The Ngram viewer was very useful for me, after plugging in the words, ‘Toledo,’ ‘casket,’ ‘bishop’ and ‘Visigoths,’ which are four very specific words from my research on Spain in the Middle Ages. After choosing a datespan on the bottom of the viewer, I found a good ebook that relates to my area of study, and the book is now on my Google ‘shelf.’ It inspired me to look for editions of Gregory of Tours’ work, which is the sort of benefit I predict for scholars in their work (inspiration, encouragement, finding new specifics.) Bookworm is my favorite tool, as a scholar, because I can access the books. With Google books I’m never sure what to expect.
The book that I selected for the assignment was a collection of short stories from 1884 by Edgar Allen Poe. I know it is very close to the “Pre-20th century” requirement, but when I was moving back and forth between the plain text and the scan, Google Play books was popping up for both the 16th century Spanish play I had chosen and the 19th century book. The play was originally in Castilian Spanish too, so I thought the process might be simpler with a text that was originally written in English. I copied the Plain Text of Poe’s The Gold Bug into a Word doc.
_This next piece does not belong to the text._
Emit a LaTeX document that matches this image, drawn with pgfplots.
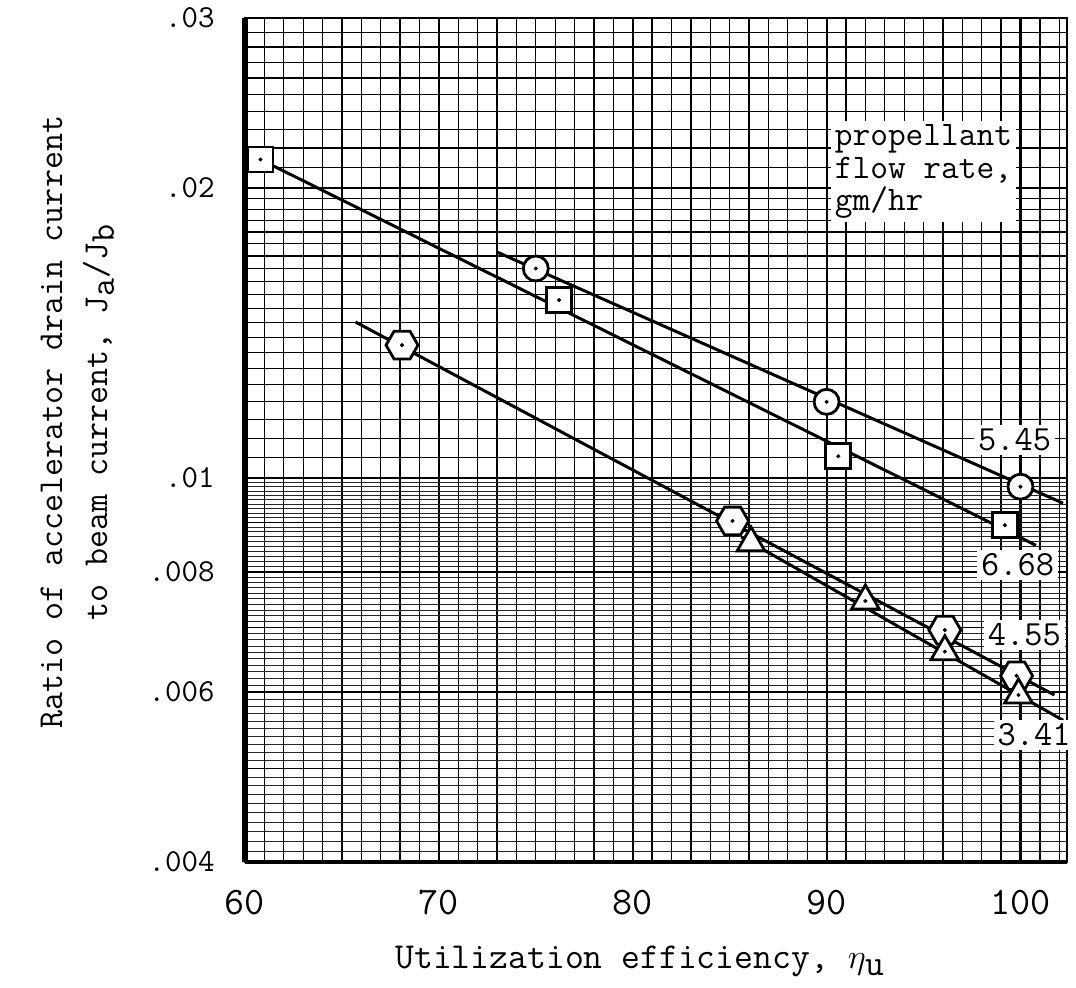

I saw no major problems with the job that the OCR had done, just a few minor ones that were disorienting nonetheless. Some words were mistakenly connected such as ‘witha.’ ‘Ise’ appeared once, but it was hard to tell if that was a mistake of the OCR, or because Poe was imitating African-American dialect in some passages. These things could be distracting for a researcher of the text, but not insurmountable difficulties. Strange combinations of numbers, letters and characters also appeared, such as Mags, t 1 . – _. …=.‘.=__. ‘, and it was a minor distraction to figure out if they were significant or not. Again, this would not be hard to find a way around and I would probably choose to read the plain text over the PDF. The PDF window was too small compared to the plain text window.
In Voyant was where the random strings became a problem, but I just needed to go through and erase some to make the program work. The overall presentation of the Voyant analysis was surprisingly pleasant, even though I had already seen some students’ screenshots: kudos to their front-end developers. Voyant showed ‘Legrand’ was most frequently used, and ‘Jupiter’ as next. Since these are two of the main characters in the text, that their names show up most is not surprising, and in fact help strengthen an argument that Poe was anthropocentric, in keeping with his time. It was surprising to me that ‘massa,’ which is the dialect form of ‘master,’ was the next most frequently used. I knew it was there, but the statistical frequency of Poe’s use of Ebonics interested me, and now I think him even more anthropocentric and a product of his time. Voyant helps analyze Victorian-era language by picking out phrases with the tool on the left. The context tool is interesting because it almost retells the story, but in miniature. I realize I’ve made a case for a literary critique of the text, but hopefully historians understand how much is historically determined, and research Poe’s work in context.